After checking out the cabin, we went out in search of something warm to eat.
The restaurant we decided on offered up an interesting mix of standard American fair, along with some regionals specialties and Mexican food. No one would man-up and order the Rocky Mountain Oysters, but Tom offered to buy Jóna a buffalo burger, in part because he wanted to make sure she tried it, and partially to welcome her to the United States.
Warm fuzzies all around.
Jóna and I were having a good time, but were also quite tired. Thankfully, the next stop was another log cabin, and this one we would get to sleep in.
To say it was a rustic experience wouldn’t be quite accurate, even though the vibe was definitely woodsy and lumberjack-like. It was more like the place felt like home even though we had never been there before, and it was warm and friendly enough that we quickly fell asleep, luxuriating in the quiet held in by the log walls, despite the blustery weather outside.
The next day we went for a hearty breakfast in a small restaurant that smelled of pancakes and looked like a hunting lodge. There were real moose, elk, and deer heads mounted on the walls, and a signed Nascar tire above our table.
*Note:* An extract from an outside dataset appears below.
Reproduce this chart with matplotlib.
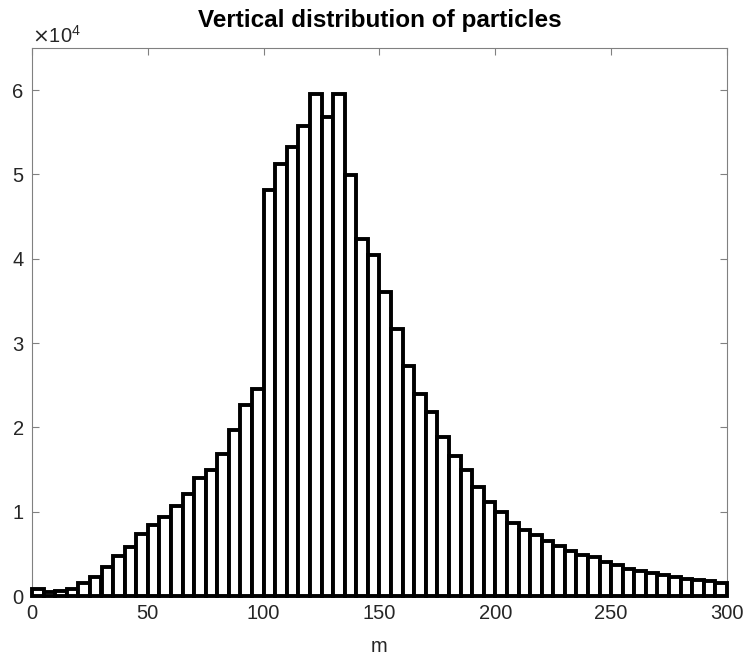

We ate all we could, and then Monte and Tom took us to visit another cabin, this one past the Black Hills, and a few frozen lakes, which we stopped at to take photos and wonder over the pickups trucks pulled out onto the ice, each surrounded by clusters of ice fishermen.
We finally headed back into town and were dropped off in the downtown area, right next to the Greyhound station.
We all exchanged handshakes, hugs, and email addresses, and we offered up our sincere thanks, which were met with smiles from our chance tour guides.
As Jóna and I sat in the bus and pulled away from the station, headed toward our next destination, we smiled at each other and I said “You know, I didn’t hate South Dakota, but now I kind of like it.”